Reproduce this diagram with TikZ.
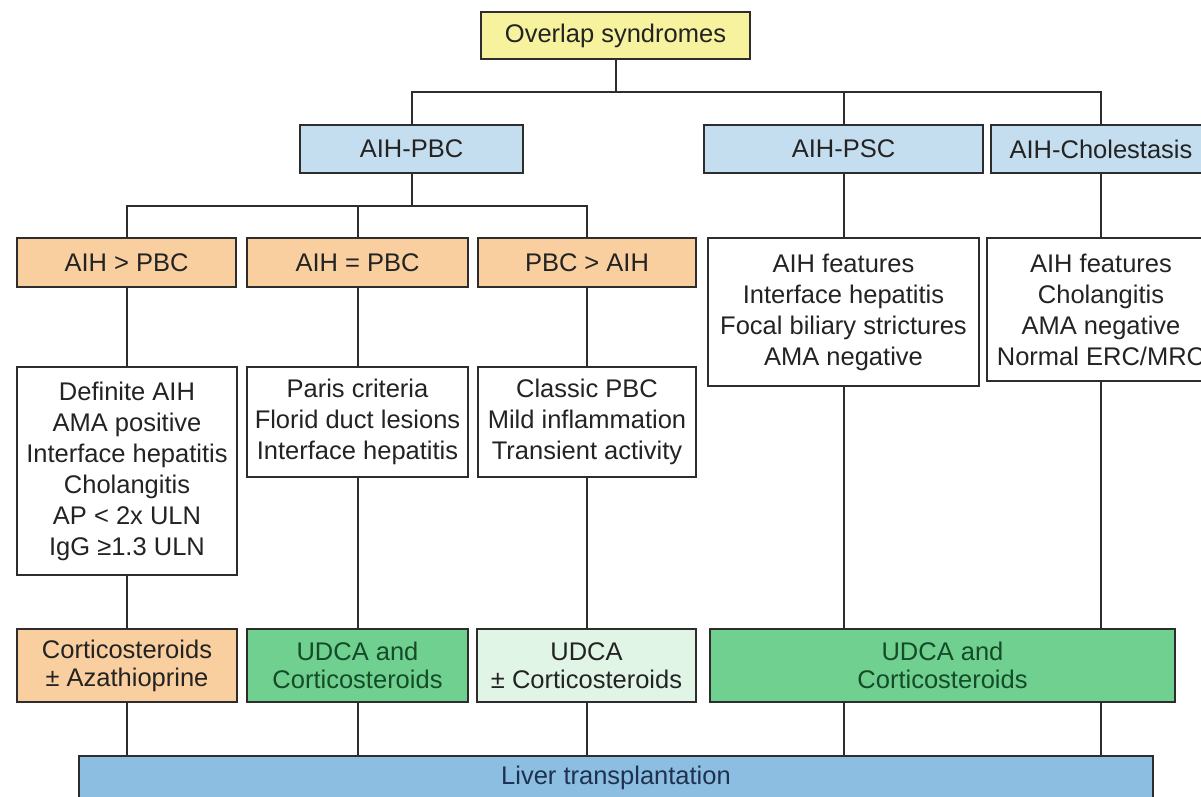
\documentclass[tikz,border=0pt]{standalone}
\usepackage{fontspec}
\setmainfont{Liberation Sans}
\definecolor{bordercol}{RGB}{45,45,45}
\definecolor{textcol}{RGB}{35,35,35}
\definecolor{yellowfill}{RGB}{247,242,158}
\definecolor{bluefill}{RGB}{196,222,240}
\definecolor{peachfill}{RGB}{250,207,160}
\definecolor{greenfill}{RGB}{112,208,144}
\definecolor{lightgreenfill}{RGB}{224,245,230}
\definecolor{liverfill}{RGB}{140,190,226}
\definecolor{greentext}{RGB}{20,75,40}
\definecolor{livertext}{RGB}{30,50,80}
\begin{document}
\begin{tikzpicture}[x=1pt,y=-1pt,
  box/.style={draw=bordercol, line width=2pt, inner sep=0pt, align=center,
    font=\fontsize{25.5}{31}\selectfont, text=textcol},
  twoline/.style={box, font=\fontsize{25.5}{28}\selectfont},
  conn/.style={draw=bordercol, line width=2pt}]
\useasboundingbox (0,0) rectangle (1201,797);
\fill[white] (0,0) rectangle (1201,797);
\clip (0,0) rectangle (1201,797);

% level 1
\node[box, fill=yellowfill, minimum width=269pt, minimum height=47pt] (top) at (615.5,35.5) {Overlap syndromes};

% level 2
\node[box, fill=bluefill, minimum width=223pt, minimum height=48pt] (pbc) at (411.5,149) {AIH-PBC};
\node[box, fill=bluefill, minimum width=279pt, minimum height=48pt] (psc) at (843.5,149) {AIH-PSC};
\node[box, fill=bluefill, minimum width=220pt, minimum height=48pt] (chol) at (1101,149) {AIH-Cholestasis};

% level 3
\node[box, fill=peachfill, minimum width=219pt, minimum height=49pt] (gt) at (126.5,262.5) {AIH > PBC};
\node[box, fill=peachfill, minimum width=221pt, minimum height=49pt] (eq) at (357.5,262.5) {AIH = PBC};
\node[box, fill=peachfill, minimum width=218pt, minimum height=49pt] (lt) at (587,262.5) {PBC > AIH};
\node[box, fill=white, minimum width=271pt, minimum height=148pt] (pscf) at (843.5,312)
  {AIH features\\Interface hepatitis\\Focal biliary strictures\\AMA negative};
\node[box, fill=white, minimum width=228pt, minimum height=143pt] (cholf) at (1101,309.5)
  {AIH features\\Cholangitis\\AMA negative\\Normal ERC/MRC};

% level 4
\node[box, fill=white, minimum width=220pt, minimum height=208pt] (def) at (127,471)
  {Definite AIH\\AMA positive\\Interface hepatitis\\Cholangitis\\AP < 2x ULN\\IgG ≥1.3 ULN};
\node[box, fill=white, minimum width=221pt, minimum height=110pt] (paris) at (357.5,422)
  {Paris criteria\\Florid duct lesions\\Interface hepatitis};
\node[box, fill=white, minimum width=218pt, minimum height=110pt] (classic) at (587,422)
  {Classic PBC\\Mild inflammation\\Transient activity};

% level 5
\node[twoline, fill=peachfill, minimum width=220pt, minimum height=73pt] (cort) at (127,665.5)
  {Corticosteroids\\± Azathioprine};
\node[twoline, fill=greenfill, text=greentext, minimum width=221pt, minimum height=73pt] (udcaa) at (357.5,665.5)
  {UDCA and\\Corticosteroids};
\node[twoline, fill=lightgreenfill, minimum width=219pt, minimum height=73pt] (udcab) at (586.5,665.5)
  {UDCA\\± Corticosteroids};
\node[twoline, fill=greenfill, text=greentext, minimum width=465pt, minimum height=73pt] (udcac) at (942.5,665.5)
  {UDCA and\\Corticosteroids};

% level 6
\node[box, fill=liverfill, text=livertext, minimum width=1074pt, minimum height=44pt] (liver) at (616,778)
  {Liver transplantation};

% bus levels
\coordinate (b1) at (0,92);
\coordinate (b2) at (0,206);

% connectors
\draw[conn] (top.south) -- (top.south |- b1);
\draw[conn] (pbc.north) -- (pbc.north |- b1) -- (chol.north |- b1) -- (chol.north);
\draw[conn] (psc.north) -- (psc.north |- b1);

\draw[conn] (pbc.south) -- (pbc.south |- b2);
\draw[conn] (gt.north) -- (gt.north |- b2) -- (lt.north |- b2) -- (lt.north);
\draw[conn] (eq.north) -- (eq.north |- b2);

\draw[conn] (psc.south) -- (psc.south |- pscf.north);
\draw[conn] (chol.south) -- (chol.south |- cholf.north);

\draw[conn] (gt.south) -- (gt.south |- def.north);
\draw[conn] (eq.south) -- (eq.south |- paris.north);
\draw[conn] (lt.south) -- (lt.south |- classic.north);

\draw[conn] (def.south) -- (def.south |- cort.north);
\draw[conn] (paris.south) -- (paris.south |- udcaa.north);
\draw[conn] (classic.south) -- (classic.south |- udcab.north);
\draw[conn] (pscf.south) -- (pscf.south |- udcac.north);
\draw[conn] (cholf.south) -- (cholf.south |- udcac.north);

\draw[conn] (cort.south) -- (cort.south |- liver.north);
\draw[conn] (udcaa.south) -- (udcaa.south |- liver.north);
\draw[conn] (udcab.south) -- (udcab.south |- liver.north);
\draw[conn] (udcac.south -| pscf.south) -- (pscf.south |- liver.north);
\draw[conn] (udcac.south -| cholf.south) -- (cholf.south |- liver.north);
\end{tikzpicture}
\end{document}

------------------------------------------------

- **TASK STATEMENT**
Without any pictures, reproduce the lines from the first one in the material through the line that has "width=220pt, minimum height=48pt]", exactly as they appear.

- **COMPLETE ANSWER**
Reproduce this diagram with TikZ.
\documentclass[tikz,border=0pt]{standalone}
\usepackage{fontspec}
\setmainfont{Liberation Sans}
\definecolor{bordercol}{RGB}{45,45,45}
\definecolor{textcol}{RGB}{35,35,35}
\definecolor{yellowfill}{RGB}{247,242,158}
\definecolor{bluefill}{RGB}{196,222,240}
\definecolor{peachfill}{RGB}{250,207,160}
\definecolor{greenfill}{RGB}{112,208,144}
\definecolor{lightgreenfill}{RGB}{224,245,230}
\definecolor{liverfill}{RGB}{140,190,226}
\definecolor{greentext}{RGB}{20,75,40}
\definecolor{livertext}{RGB}{30,50,80}
\begin{document}
\begin{tikzpicture}[x=1pt,y=-1pt,
  box/.style={draw=bordercol, line width=2pt, inner sep=0pt, align=center,
    font=\fontsize{25.5}{31}\selectfont, text=textcol},
  twoline/.style={box, font=\fontsize{25.5}{28}\selectfont},
  conn/.style={draw=bordercol, line width=2pt}]
\useasboundingbox (0,0) rectangle (1201,797);
\fill[white] (0,0) rectangle (1201,797);
\clip (0,0) rectangle (1201,797);

% level 1
\node[box, fill=yellowfill, minimum width=269pt, minimum height=47pt] (top) at (615.5,35.5) {Overlap syndromes};

% level 2
\node[box, fill=bluefill, minimum width=223pt, minimum height=48pt] (pbc) at (411.5,149) {AIH-PBC};
\node[box, fill=bluefill, minimum width=279pt, minimum height=48pt] (psc) at (843.5,149) {AIH-PSC};
\node[box, fill=bluefill, minimum width=220pt, minimum height=48pt] (chol) at (1101,149) {AIH-Cholestasis};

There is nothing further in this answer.